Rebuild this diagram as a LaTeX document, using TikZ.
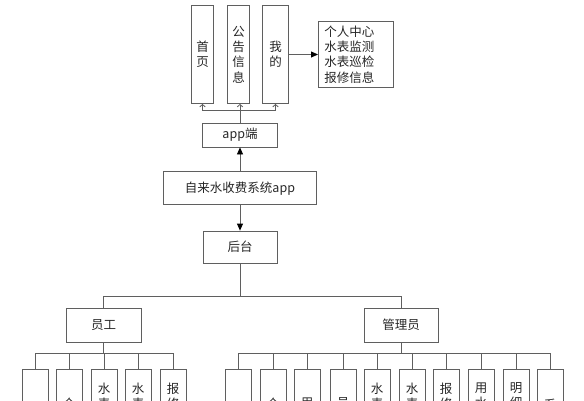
\documentclass[tikz,border=0pt]{standalone}
\usepackage{fontspec}
\newfontfamily\cjk{Noto Sans CJK SC}
\usepackage{xcolor}
\definecolor{boxgray}{RGB}{95,95,95}
\usepackage{tikz}
\usetikzlibrary{arrows.meta}

\begin{document}
\begin{tikzpicture}[x=1pt, y=-1pt, >={Triangle[length=7pt,width=6pt,color=black]}, every node/.style={font={\cjk\fontsize{12.5}{15.3}\selectfont}, text=black!85}, box/.style={draw=boxgray, line width=0.8pt, inner sep=0pt}, tab/.style={box, minimum height=98pt, align=center}, leaf/.style={box, minimum width=26pt, minimum height=80pt, anchor=north}, leaftext/.style={anchor=north, align=center, inner sep=0pt}, link/.style={draw=boxgray, line width=0.8pt}]

\useasboundingbox (0,0) rectangle (584,400);
\clip (0,0) rectangle (584,400);

\node[tab, minimum width=21.6pt] (shouye) at (202.5,54.5) {首\\页};
\node[tab, minimum width=21.6pt] (gonggao) at (238.5,54.5) {公\\告\\信\\息};
\node[tab, minimum width=25.6pt] (wode) at (275.5,54.5) {我\\的};
\node[box, anchor=west, minimum height=66.7pt, text width=63pt, inner xsep=6pt, align=left] (wodelist) at (318,54.5) {个人中心\\水表监测\\水表巡检\\报修信息};

\node[box, minimum width=75pt, minimum height=24pt] (app) at (240,135) {app端};
\node[box, minimum width=153pt, minimum height=33pt] (sys) at (240,188.3) {自来水收费系统app};
\node[box, minimum width=74pt, minimum height=32pt] (houtai) at (240,247) {后台};
\node[box, minimum width=75pt, minimum height=34pt] (yuangong) at (103.5,325) {员工};
\node[box, minimum width=74pt, minimum height=34pt] (guanli) at (401,325) {管理员};

\coordinate (hub) at (240,110);
\coordinate (split) at (240,296);

\draw[link] (app) -- (hub);
\draw[link, -{Straight Barb[length=2.5pt,width=5.5pt]}] (hub) -| (shouye.south);
\draw[link, -{Straight Barb[length=2.5pt,width=5.5pt]}] (hub) -- (hub |- gonggao.south);
\draw[link, -{Straight Barb[length=2.5pt,width=5.5pt]}] (hub) -| (wode.south);
\draw[link, ->] (wode) -- (wodelist);
\draw[link, ->] (sys) -- (app);
\draw[link, ->] (sys) -- (houtai);
\draw[link] (houtai) -- (split);
\draw[link] (yuangong) |- (split);
\draw[link] (guanli) |- (split);

\foreach \x/\lbl/\ty [count=\i] in {35//390, 69/个/397.5, 104/{水\\表}/382.5, 138/{水\\表}/382.5, 173/{报\\修}/382.5}{
  \node[leaf] (yg\i) at (\x,369) {};
  \draw[link] (yg\i.north) -- ++(0,-16) -| (yuangong.south);
  \node[leaftext] (ygtext\i) at (\x,\ty) {\lbl};
}
\foreach \x/\lbl/\ty [count=\i] in {238//390, 273/个/397.5, 307/用/397.5, 343/员/397.5, 377/{水\\表}/382.5, 412/{水\\表}/382.5, 446/{报\\修}/382.5, 481/{用\\水}/382.5, 516/{明\\细}/382.5, 550/系/399}{
  \node[leaf] (gl\i) at (\x,369) {};
  \draw[link] (gl\i.north) -- ++(0,-16) -| (guanli.south);
  \node[leaftext] (gltext\i) at (\x,\ty) {\lbl};
}
\end{tikzpicture}
\end{document}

TASK PROMPT ▸
Go from the first line of the data above to the line containing "(guanli) |- (split);" and retype exactly those lines, both included, but none of the pictures.

ANSWER TO THIS TASK ▸
Rebuild this diagram as a LaTeX document, using TikZ.
\documentclass[tikz,border=0pt]{standalone}
\usepackage{fontspec}
\newfontfamily\cjk{Noto Sans CJK SC}
\usepackage{xcolor}
\definecolor{boxgray}{RGB}{95,95,95}
\usepackage{tikz}
\usetikzlibrary{arrows.meta}

\begin{document}
\begin{tikzpicture}[x=1pt, y=-1pt, >={Triangle[length=7pt,width=6pt,color=black]}, every node/.style={font={\cjk\fontsize{12.5}{15.3}\selectfont}, text=black!85}, box/.style={draw=boxgray, line width=0.8pt, inner sep=0pt}, tab/.style={box, minimum height=98pt, align=center}, leaf/.style={box, minimum width=26pt, minimum height=80pt, anchor=north}, leaftext/.style={anchor=north, align=center, inner sep=0pt}, link/.style={draw=boxgray, line width=0.8pt}]

\useasboundingbox (0,0) rectangle (584,400);
\clip (0,0) rectangle (584,400);

\node[tab, minimum width=21.6pt] (shouye) at (202.5,54.5) {首\\页};
\node[tab, minimum width=21.6pt] (gonggao) at (238.5,54.5) {公\\告\\信\\息};
\node[tab, minimum width=25.6pt] (wode) at (275.5,54.5) {我\\的};
\node[box, anchor=west, minimum height=66.7pt, text width=63pt, inner xsep=6pt, align=left] (wodelist) at (318,54.5) {个人中心\\水表监测\\水表巡检\\报修信息};

\node[box, minimum width=75pt, minimum height=24pt] (app) at (240,135) {app端};
\node[box, minimum width=153pt, minimum height=33pt] (sys) at (240,188.3) {自来水收费系统app};
\node[box, minimum width=74pt, minimum height=32pt] (houtai) at (240,247) {后台};
\node[box, minimum width=75pt, minimum height=34pt] (yuangong) at (103.5,325) {员工};
\node[box, minimum width=74pt, minimum height=34pt] (guanli) at (401,325) {管理员};

\coordinate (hub) at (240,110);
\coordinate (split) at (240,296);

\draw[link] (app) -- (hub);
\draw[link, -{Straight Barb[length=2.5pt,width=5.5pt]}] (hub) -| (shouye.south);
\draw[link, -{Straight Barb[length=2.5pt,width=5.5pt]}] (hub) -- (hub |- gonggao.south);
\draw[link, -{Straight Barb[length=2.5pt,width=5.5pt]}] (hub) -| (wode.south);
\draw[link, ->] (wode) -- (wodelist);
\draw[link, ->] (sys) -- (app);
\draw[link, ->] (sys) -- (houtai);
\draw[link] (houtai) -- (split);
\draw[link] (yuangong) |- (split);
\draw[link] (guanli) |- (split);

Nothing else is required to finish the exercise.